Metal Stocks Hit Record Highs, But FY27 Risks Loom
Overview
The Nifty Metal index surged to a record high of 12,816, outperforming the Nifty 50 with a 15% April gain, driven by China production cuts and EU import safeguards. However, analysts caution FY27 could see peaking profits and potential oversupply. Gujarat Mineral Development Corporation (GMDC) is pursuing a strategic Rare Earth Elements venture with NMDC, signaling a long-term diversification beyond commodity cycles.
Record Highs Amid Shifting Global Factors
The Nifty Metal index has reached record highs, driven by changes in global supply and trade policies. While current gains are strong, analysts are watching fiscal year 2027 closely for potential challenges. This phase of high market performance means investors should focus on long-term value rather than just short-term excitement.
Key Factors Driving the Rally
The Nifty Metal index's move past 12,816 marks a significant uptrend. The index gained 15% in April, far outpacing the Nifty 50's 9% rise. This surge is fueled by expected cuts in steel production in China, lower global exports, and reduced imports, all boosting profits for domestic companies. The sector has also shown strength, recovering 18% from its March low. Major companies like Hindalco Industries and Vedanta have reached new intraday highs, indicating widespread strength across metal types.
Analyst Warnings on Profit Peaks and Oversupply
Despite the current optimism, some market analysts, like those at Equirus Securities, are cautious about fiscal year 2027. They believe steel sector profits may be nearing their peak, and high stock valuations could cap further gains. Analysts expect more global capacity to come online in the next 1-2 years, potentially leading to more supply than demand. Other worries include Middle East geopolitical tensions and how higher crude oil prices might affect government spending. The European Union recently agreed to stricter steel import rules, cutting the quota by 47% to 18.3 million metric tonnes. This helps European producers like Tata Steel in the short term, but its wider effects on global markets are still being watched.
GMDC Explores Rare Earth Elements for Diversification
Gujarat Mineral Development Corporation (GMDC) is taking a different route, with its stock rising 19% on heavy trading volume. The company signed a Memorandum of Understanding with NMDC to explore opportunities in Rare Earth Elements (REE). This partnership aims to build an integrated REE value chain in Gujarat, starting with GMDC's Ambadungar deposit. The move supports national goals to boost domestic critical mineral production, reduce import dependence, and encourage growth in sectors like clean energy and advanced manufacturing. It's viewed as a long-term strategy to move away from the ups and downs of traditional metal markets.
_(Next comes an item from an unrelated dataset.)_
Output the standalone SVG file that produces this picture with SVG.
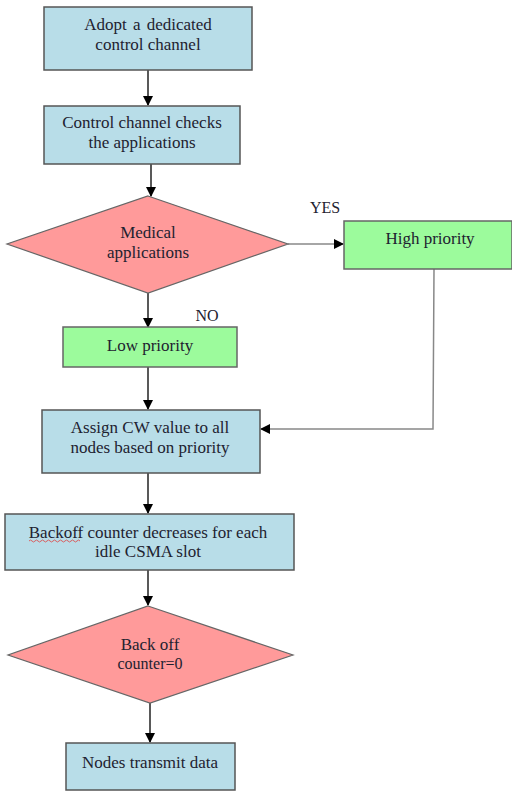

Valuations Vary Across Metal Stocks
The Nifty Metal index currently trades at a price-to-earnings (P/E) ratio of about 20 times. However, individual company valuations differ significantly. Vedanta, for example, has a P/E of around 10 times, possibly due to debt worries. Nalco and Hindalco trade higher, at about 22x and 18x respectively, likely reflecting their strong performance in the aluminium market. JSW Steel, a domestic competitor, trades at a P/E of around 14x and is often considered more efficient operationally. Large global commodity companies often have diverse income sources, leading to different valuation measures. The current high valuations for many companies in the sector mean there's little room for mistakes as market conditions change.
Sector Faces Key Structural Risks
The metal sector inherently risks due to its dependence on global commodity prices and trade policies. While recent EU trade actions provide some relief, there's still a chance of trade retaliation or changes in global trade patterns. Companies with high debt levels, like Vedanta, could struggle if interest rates increase or commodity prices fall sharply. Projected global steel oversupply by 2027-2028 is a major threat to pricing power, especially for companies with high fixed costs and less flexible operations. Instability in the Middle East and resulting volatile crude oil prices could also impact government infrastructure spending in India, affecting demand for metals.
Future Outlook: Mixed Signals for Metals
The metals sector faces a mixed outlook ahead. Non-ferrous metals, especially aluminium, are expected to remain strong in the short term due to supply issues. However, the steel sector faces more challenges. Earnings potential may level off, and oversupply concerns are growing for FY27. GMDC's move into Rare Earth Elements shows a potential path to future value by using India's critical mineral strategy to guard against price swings. Brokerages generally advise caution for the next year, recommending selective investments and careful risk management.